OBJECTIVE>
What lines of the data hold the string "chart"? Pull each one out.

▬▬▬▬▬▬▬▬▬▬

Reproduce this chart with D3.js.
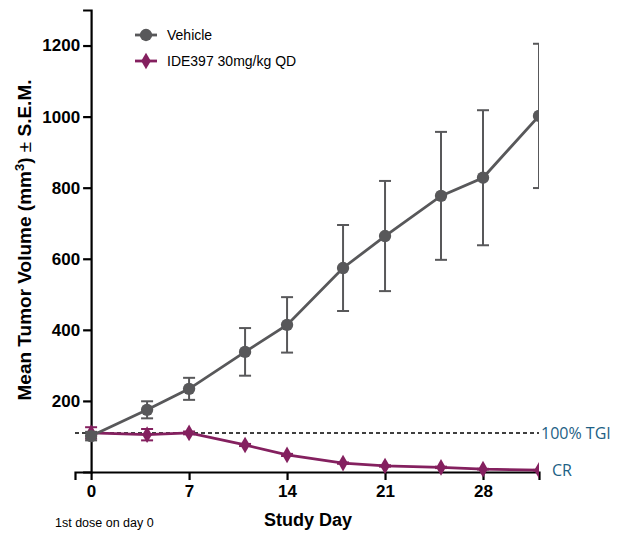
<!DOCTYPE html>
<html>
<head>
<meta charset="utf-8">
<script src="https://cdn.jsdelivr.net/npm/d3@7"></script>
<style>
  body { margin: 0; background: #fff; }
  svg { font-family: "Liberation Sans", Arial, sans-serif; }
</style>
</head>
<body>
<div id="chart"></div>
<script>
// study days and group means / SEM
var days = [0, 4, 7, 11, 14, 18, 21, 25, 28, 32];
var vehicleMean = [101, 175, 234, 338, 414, 574, 664, 777, 828, 1002];
var vehicleSem  = [12, 24, 31, 67, 78, 121, 155, 180, 190, 203];
var ide397Mean  = [110, 105, 110, 76, 48, 25, 17, 13, 8, 5];
var ide397Sem   = [16, 16, 4, 3, 3, 2, 2, 2, 1, 1];
var xTicks = [0, 7, 14, 21, 28];
var yTicks = [200, 400, 600, 800, 1000, 1200];
var tgiLevel = 110;

var width = 621, height = 535;

var xScale = d3.scaleLinear().domain([-1.15, 32]).range([75, 539]);
var yScale = d3.scaleLinear().domain([0, 1300]).range([472, 10]);

var svg = d3.select("#chart").append("svg")
    .attr("width", width)
    .attr("height", height);

svg.append("defs").append("clipPath").attr("id", "plotClip")
    .append("rect")
    .attr("x", 0).attr("y", 0)
    .attr("width", xScale(32)).attr("height", height);

var series = [
    {name: "Vehicle", mean: vehicleMean, sem: vehicleSem, color: "#58585a", shape: d3.symbolCircle, size: 120, cap: 12},
    {name: "IDE397 30mg/kg QD", mean: ide397Mean, sem: ide397Sem, color: "#84205f", shape: d3.symbolDiamond, size: 80, cap: 12}
];

// axes
var xAxis = d3.axisBottom(xScale).tickValues(xTicks).tickFormat(d3.format("d"))
    .tickSizeOuter(0).tickSize(8).tickPadding(5);
var yAxis = d3.axisLeft(yScale).tickValues(yTicks).tickFormat(d3.format("d"))
    .tickSizeOuter(0).tickSize(8).tickPadding(3);

svg.append("g")
    .attr("class", "x axis")
    .attr("transform", "translate(0," + yScale(0) + ")")
    .call(xAxis);

svg.append("g")
    .attr("class", "y axis")
    .attr("transform", "translate(" + xScale(0) + ",0)")
    .call(yAxis);

svg.selectAll("g.axis path, g.axis line")
    .style("stroke", "#000")
    .style("stroke-width", "2.2px");
svg.selectAll("g.axis text")
    .style("fill", "#000")
    .style("font-size", "17px")
    .style("font-weight", "bold");

// dashed 100% TGI line
svg.append("line")
    .attr("x1", xScale(-1.15)).attr("x2", xScale(32))
    .attr("y1", yScale(tgiLevel)).attr("y2", yScale(tgiLevel))
    .style("stroke", "#000")
    .style("stroke-width", "1.5px")
    .style("stroke-dasharray", "4,3");

var plot = svg.append("g").attr("clip-path", "url(#plotClip)");

// draw vehicle last so it sits on top at day 0
series.slice().reverse().forEach(function(s) {
    var g = plot.append("g").attr("class", "series");
    var pts = days.map(function(d, i) { return {day: d, mean: s.mean[i], sem: s.sem[i]}; });

    var bars = g.selectAll("g.err").data(pts).enter().append("g").attr("class", "err");
    bars.append("line")
        .attr("x1", function(d) { return xScale(d.day); })
        .attr("x2", function(d) { return xScale(d.day); })
        .attr("y1", function(d) { return yScale(d.mean + d.sem); })
        .attr("y2", function(d) { return yScale(Math.max(0, d.mean - d.sem)); });
    bars.append("line")
        .attr("x1", function(d) { return xScale(d.day) - s.cap / 2; })
        .attr("x2", function(d) { return xScale(d.day) + s.cap / 2; })
        .attr("y1", function(d) { return yScale(d.mean + d.sem); })
        .attr("y2", function(d) { return yScale(d.mean + d.sem); });
    bars.append("line")
        .attr("x1", function(d) { return xScale(d.day) - s.cap / 2; })
        .attr("x2", function(d) { return xScale(d.day) + s.cap / 2; })
        .attr("y1", function(d) { return yScale(Math.max(0, d.mean - d.sem)); })
        .attr("y2", function(d) { return yScale(Math.max(0, d.mean - d.sem)); });
    bars.selectAll("line")
        .style("stroke", s.color)
        .style("stroke-width", "2px");

    var line = d3.line()
        .x(function(d) { return xScale(d.day); })
        .y(function(d) { return yScale(d.mean); });
    g.append("path")
        .datum(pts)
        .attr("d", line)
        .style("fill", "none")
        .style("stroke", s.color)
        .style("stroke-width", "2.8px");

    g.selectAll("path.pt").data(pts).enter().append("path")
        .attr("class", "pt")
        .attr("d", d3.symbol().type(s.shape).size(s.size))
        .attr("transform", function(d) {
            return "translate(" + xScale(d.day) + "," + yScale(d.mean) + ")";
        })
        .style("fill", s.color);
});

// legend
var legend = svg.append("g").attr("class", "legend").attr("transform", "translate(135,35)");
series.forEach(function(s, i) {
    var row = legend.append("g").attr("transform", "translate(0," + (i * 26) + ")");
    row.append("line")
        .attr("x1", 0).attr("x2", 22)
        .style("stroke", s.color)
        .style("stroke-width", "2.8px");
    row.append("path")
        .attr("d", d3.symbol().type(s.shape).size(s.size))
        .attr("transform", "translate(11,0)")
        .style("fill", s.color);
    row.append("text")
        .attr("x", 32).attr("dy", "0.35em")
        .style("font-size", "14px")
        .style("fill", "#000")
        .text(s.name);
});

// annotations
svg.append("text")
    .attr("x", 541).attr("y", yScale(tgiLevel)).attr("dy", "0.35em")
    .style("font-family", "'Open Sans', 'Noto Sans', sans-serif")
    .style("font-size", "16px")
    .style("fill", "#1d5f85")
    .text("100% TGI");
svg.append("text")
    .attr("x", 552).attr("y", yScale(5)).attr("dy", "0.35em")
    .style("font-family", "'Open Sans', 'Noto Sans', sans-serif")
    .style("font-size", "16px")
    .style("fill", "#1d5f85")
    .text("CR");

svg.append("text")
    .attr("x", xScale(15.5)).attr("y", 526)
    .attr("text-anchor", "middle")
    .style("font-size", "18px")
    .style("font-weight", "bold")
    .text("Study Day");

svg.append("text")
    .attr("x", 55).attr("y", 527)
    .style("font-size", "12.5px")
    .text("1st dose on day 0");

var ylab = svg.append("text")
    .attr("transform", "translate(31,240) rotate(-90)")
    .attr("text-anchor", "middle")
    .style("font-size", "19px")
    .style("font-weight", "bold");
ylab.append("tspan").text("Mean Tumor Volume (mm");
ylab.append("tspan").attr("baseline-shift", "super").style("font-size", "13px").text("3");
ylab.append("tspan").text(") ");
ylab.append("tspan").style("font-weight", "normal").text("±");
ylab.append("tspan").text(" S.E.M.");
</script>
</body>
</html>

▬▬▬▬▬▬▬▬▬▬

ANSWER FOR THIS EXERCISE>
Reproduce this chart with D3.js.
<div id="chart"></div>
var svg = d3.select("#chart").append("svg")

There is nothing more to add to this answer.